EXERCISE OBJECTIVE:
Output each line exactly as it appears, skipping any embedded picture.

STORED DATA:
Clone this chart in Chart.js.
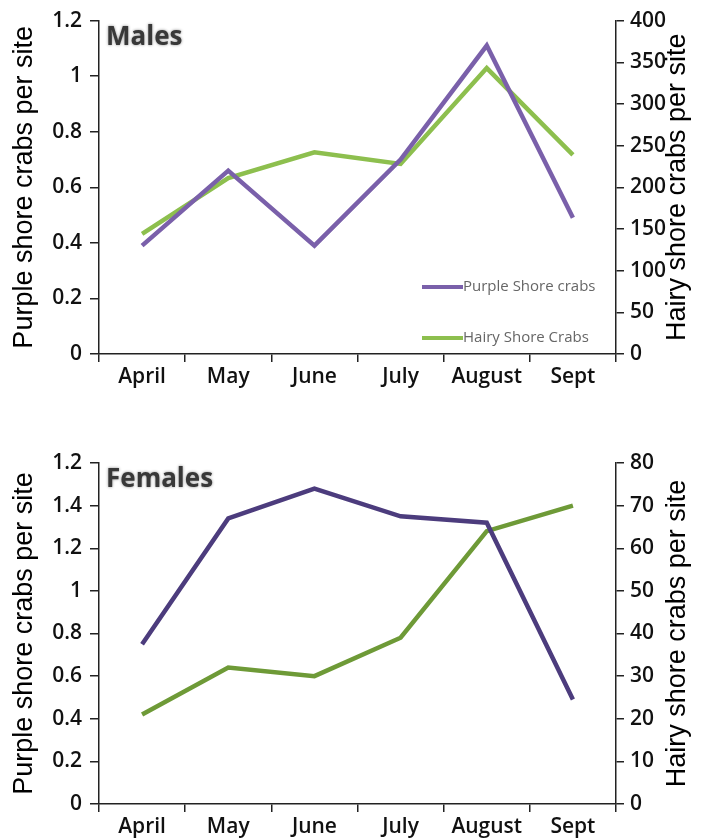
<!DOCTYPE html>
<html>
<head>
<meta charset="utf-8">
<script src="https://cdn.jsdelivr.net/npm/chart.js@4"></script>
<style>
  body { margin: 0; background: #fff; width: 705px; height: 838px; overflow: hidden; position: relative; }
  canvas { position: absolute; left: 0; }
  #males { top: 0; }
  #females { top: 430px; }
</style>
</head>
<body>
<canvas id="males" width="705" height="420"></canvas>
<canvas id="females" width="705" height="408"></canvas>
<script>
// data
const months = ["April", "May", "June", "July", "August", "Sept"];

const malePurple = [0.39, 0.66, 0.39, 0.70, 1.11, 0.49];
const maleHairy = [144, 211, 242, 228, 343, 239];

const femalePurple = [0.75, 1.34, 1.48, 1.35, 1.32, 0.49];
const femaleHairy = [21, 32, 30, 39, 64, 70];

const maleLeftTicks = ["0", "0.2", "0.4", "0.6", "0.8", "1", "1.2"];
const maleRightTicks = ["0", "50", "100", "150", "200", "250", "300", "350", "400"];
// the original's top label really reads 1.2 again
const femaleLeftTicks = ["0", "0.2", "0.4", "0.6", "0.8", "1", "1.2", "1.4", "1.2"];
const femaleRightTicks = ["0", "10", "20", "30", "40", "50", "60", "70", "80"];

const legendNames = ["Purple Shore crabs", "Hairy Shore Crabs"];
const leftTitle = "Purple shore crabs per site";
const rightTitle = "Hairy shore crabs per site";

const tickFont = { family: "'Open Sans'", size: 21, weight: "600" };
const titleFont = { family: "'Liberation Sans', Arial", size: 27 };

// panel label, right title (reads bottom to top) + in-plot legend
const panelPlugin = {
  id: "panel",
  afterDraw(chart, args, opts) {
    const ctx = chart.ctx;
    const a = chart.chartArea;
    ctx.save();
    ctx.font = "bold 26px 'Open Sans'";
    ctx.fillStyle = "#383838";
    ctx.shadowColor = "rgba(0,0,0,0.45)";
    ctx.shadowBlur = 3;
    ctx.textBaseline = "middle";
    ctx.fillText(opts.label, a.left + 7, a.top + 17);
    ctx.restore();

    ctx.save();
    ctx.translate(a.right + 62, (a.top + a.bottom) / 2);
    ctx.rotate(-Math.PI / 2);
    ctx.font = "27px 'Liberation Sans', Arial";
    ctx.fillStyle = "#000";
    ctx.textAlign = "center";
    ctx.textBaseline = "middle";
    ctx.fillText(rightTitle, 0, 0);
    ctx.restore();

    if (!opts.legend) return;
    ctx.save();
    const ys = [a.bottom - 67, a.bottom - 16];
    chart.data.datasets.forEach(function (ds, i) {
      const x0 = a.right - 194;
      ctx.strokeStyle = ds.borderColor;
      ctx.lineWidth = 4;
      ctx.beginPath();
      ctx.moveTo(x0, ys[i]);
      ctx.lineTo(x0 + 41, ys[i]);
      ctx.stroke();
      ctx.font = "15px 'Open Sans'";
      ctx.fillStyle = "#666";
      ctx.textBaseline = "middle";
      ctx.fillText(legendNames[i], x0 + 41, ys[i]);
    });
    ctx.restore();
  }
};

function makeChart(id, opt) {
  const axisLine = { display: true, color: "#222", width: 1.5 };
  const config = {
    type: "line",
    data: {
      labels: months,
      datasets: [
        {
          label: legendNames[0],
          data: opt.purple,
          borderColor: opt.purpleColor,
          backgroundColor: opt.purpleColor,
          borderWidth: 4.5,
          pointRadius: 0,
          yAxisID: "y",
        },
        {
          label: legendNames[1],
          data: opt.hairy,
          borderColor: opt.greenColor,
          backgroundColor: opt.greenColor,
          borderWidth: 4.5,
          pointRadius: 0,
          yAxisID: "y2",
        },
      ],
    },
    options: {
      responsive: false,
      animation: false,
      devicePixelRatio: 1,
      layout: { padding: { top: opt.top, left: 0, right: 0, bottom: 0 } },
      plugins: {
        legend: { display: false },
        tooltip: { enabled: false },
        panel: { label: opt.label, legend: opt.legend },
      },
      scales: {
        x: {
          offset: true,
          grid: { offset: true, drawOnChartArea: false, drawTicks: true, tickLength: 8, color: "#222", lineWidth: 1.5 },
          border: axisLine,
          ticks: { font: tickFont, color: "#111", padding: 2, maxRotation: 0 },
          afterFit: function (s) { s.height = opt.xHeight; },
        },
        y: {
          position: "left",
          min: 0,
          max: opt.leftMax,
          ticks: {
            stepSize: opt.leftStep,
            font: tickFont,
            color: "#111",
            padding: 8,
            callback: function (v, i) { return opt.leftTicks[i]; },
          },
          grid: { drawOnChartArea: false, drawTicks: true, tickLength: 9, color: "#222", lineWidth: 1.5 },
          border: axisLine,
          title: { display: true, text: leftTitle, font: titleFont, color: "#000", padding: { top: 8, bottom: 0 } },
          afterFit: function (s) { s.width = 99; },
        },
        y2: {
          position: "right",
          min: 0,
          max: opt.rightMax,
          ticks: {
            stepSize: opt.rightStep,
            font: tickFont,
            color: "#111",
            padding: 6,
            callback: function (v, i) { return opt.rightTicks[i]; },
          },
          grid: { drawOnChartArea: false, drawTicks: true, tickLength: 8, color: "#222", lineWidth: 1.5 },
          border: axisLine,
          afterFit: function (s) { s.width = 89; },
        },
      },
    },
    plugins: [panelPlugin],
  };
  return new Chart(document.getElementById(id), config);
}

makeChart("males", {
  label: "Males",
  legend: true,
  purple: malePurple,
  hairy: maleHairy,
  purpleColor: "#7a60aa",
  greenColor: "#8dbf4e",
  leftMax: 1.2,
  leftStep: 0.2,
  leftTicks: maleLeftTicks,
  rightMax: 400,
  rightStep: 50,
  rightTicks: maleRightTicks,
  top: 17,
  xHeight: 66,
});

makeChart("females", {
  label: "Females",
  legend: false,
  purple: femalePurple,
  hairy: femaleHairy,
  purpleColor: "#4c3c7d",
  greenColor: "#6e9a37",
  leftMax: 1.6,
  leftStep: 0.2,
  leftTicks: femaleLeftTicks,
  rightMax: 80,
  rightStep: 10,
  rightTicks: femaleRightTicks,
  top: 33,
  xHeight: 34,
});
</script>
</body>
</html>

ANSWER FOR THIS EXERCISE:
Clone this chart in Chart.js.
<!DOCTYPE html>
<html>
<head>
<meta charset="utf-8">
<script src="https://cdn.jsdelivr.net/npm/chart.js@4"></script>
<style>
  body { margin: 0; background: #fff; width: 705px; height: 838px; overflow: hidden; position: relative; }
  canvas { position: absolute; left: 0; }
  #males { top: 0; }
  #females { top: 430px; }
</style>
</head>
<body>
<canvas id="males" width="705" height="420"></canvas>
<canvas id="females" width="705" height="408"></canvas>
<script>
// data
const months = ["April", "May", "June", "July", "August", "Sept"];

const malePurple = [0.39, 0.66, 0.39, 0.70, 1.11, 0.49];
const maleHairy = [144, 211, 242, 228, 343, 239];

const femalePurple = [0.75, 1.34, 1.48, 1.35, 1.32, 0.49];
const femaleHairy = [21, 32, 30, 39, 64, 70];

const maleLeftTicks = ["0", "0.2", "0.4", "0.6", "0.8", "1", "1.2"];
const maleRightTicks = ["0", "50", "100", "150", "200", "250", "300", "350", "400"];
// the original's top label really reads 1.2 again
const femaleLeftTicks = ["0", "0.2", "0.4", "0.6", "0.8", "1", "1.2", "1.4", "1.2"];
const femaleRightTicks = ["0", "10", "20", "30", "40", "50", "60", "70", "80"];

const legendNames = ["Purple Shore crabs", "Hairy Shore Crabs"];
const leftTitle = "Purple shore crabs per site";
const rightTitle = "Hairy shore crabs per site";

const tickFont = { family: "'Open Sans'", size: 21, weight: "600" };
const titleFont = { family: "'Liberation Sans', Arial", size: 27 };

// panel label, right title (reads bottom to top) + in-plot legend
const panelPlugin = {
  id: "panel",
  afterDraw(chart, args, opts) {
    const ctx = chart.ctx;
    const a = chart.chartArea;
    ctx.save();
    ctx.font = "bold 26px 'Open Sans'";
    ctx.fillStyle = "#383838";
    ctx.shadowColor = "rgba(0,0,0,0.45)";
    ctx.shadowBlur = 3;
    ctx.textBaseline = "middle";
    ctx.fillText(opts.label, a.left + 7, a.top + 17);
    ctx.restore();

    ctx.save();
    ctx.translate(a.right + 62, (a.top + a.bottom) / 2);
    ctx.rotate(-Math.PI / 2);
    ctx.font = "27px 'Liberation Sans', Arial";
    ctx.fillStyle = "#000";
    ctx.textAlign = "center";
    ctx.textBaseline = "middle";
    ctx.fillText(rightTitle, 0, 0);
    ctx.restore();

    if (!opts.legend) return;
    ctx.save();
    const ys = [a.bottom - 67, a.bottom - 16];
    chart.data.datasets.forEach(function (ds, i) {
      const x0 = a.right - 194;
      ctx.strokeStyle = ds.borderColor;
      ctx.lineWidth = 4;
      ctx.beginPath();
      ctx.moveTo(x0, ys[i]);
      ctx.lineTo(x0 + 41, ys[i]);
      ctx.stroke();
      ctx.font = "15px 'Open Sans'";
      ctx.fillStyle = "#666";
      ctx.textBaseline = "middle";
      ctx.fillText(legendNames[i], x0 + 41, ys[i]);
    });
    ctx.restore();
  }
};

function makeChart(id, opt) {
  const axisLine = { display: true, color: "#222", width: 1.5 };
  const config = {
    type: "line",
    data: {
      labels: months,
      datasets: [
        {
          label: legendNames[0],
          data: opt.purple,
          borderColor: opt.purpleColor,
          backgroundColor: opt.purpleColor,
          borderWidth: 4.5,
          pointRadius: 0,
          yAxisID: "y",
        },
        {
          label: legendNames[1],
          data: opt.hairy,
          borderColor: opt.greenColor,
          backgroundColor: opt.greenColor,
          borderWidth: 4.5,
          pointRadius: 0,
          yAxisID: "y2",
        },
      ],
    },
    options: {
      responsive: false,
      animation: false,
      devicePixelRatio: 1,
      layout: { padding: { top: opt.top, left: 0, right: 0, bottom: 0 } },
      plugins: {
        legend: { display: false },
        tooltip: { enabled: false },
        panel: { label: opt.label, legend: opt.legend },
      },
      scales: {
        x: {
          offset: true,
          grid: { offset: true, drawOnChartArea: false, drawTicks: true, tickLength: 8, color: "#222", lineWidth: 1.5 },
          border: axisLine,
          ticks: { font: tickFont, color: "#111", padding: 2, maxRotation: 0 },
          afterFit: function (s) { s.height = opt.xHeight; },
        },
        y: {
          position: "left",
          min: 0,
          max: opt.leftMax,
          ticks: {
            stepSize: opt.leftStep,
            font: tickFont,
            color: "#111",
            padding: 8,
            callback: function (v, i) { return opt.leftTicks[i]; },
          },
          grid: { drawOnChartArea: false, drawTicks: true, tickLength: 9, color: "#222", lineWidth: 1.5 },
          border: axisLine,
          title: { display: true, text: leftTitle, font: titleFont, color: "#000", padding: { top: 8, bottom: 0 } },
          afterFit: function (s) { s.width = 99; },
        },
        y2: {
          position: "right",
          min: 0,
          max: opt.rightMax,
          ticks: {
            stepSize: opt.rightStep,
            font: tickFont,
            color: "#111",
            padding: 6,
            callback: function (v, i) { return opt.rightTicks[i]; },
          },
          grid: { drawOnChartArea: false, drawTicks: true, tickLength: 8, color: "#222", lineWidth: 1.5 },
          border: axisLine,
          afterFit: function (s) { s.width = 89; },
        },
      },
    },
    plugins: [panelPlugin],
  };
  return new Chart(document.getElementById(id), config);
}

makeChart("males", {
  label: "Males",
  legend: true,
  purple: malePurple,
  hairy: maleHairy,
  purpleColor: "#7a60aa",
  greenColor: "#8dbf4e",
  leftMax: 1.2,
  leftStep: 0.2,
  leftTicks: maleLeftTicks,
  rightMax: 400,
  rightStep: 50,
  rightTicks: maleRightTicks,
  top: 17,
  xHeight: 66,
});

makeChart("females", {
  label: "Females",
  legend: false,
  purple: femalePurple,
  hairy: femaleHairy,
  purpleColor: "#4c3c7d",
  greenColor: "#6e9a37",
  leftMax: 1.6,
  leftStep: 0.2,
  leftTicks: femaleLeftTicks,
  rightMax: 80,
  rightStep: 10,
  rightTicks: femaleRightTicks,
  top: 33,
  xHeight: 34,
});
</script>
</body>
</html>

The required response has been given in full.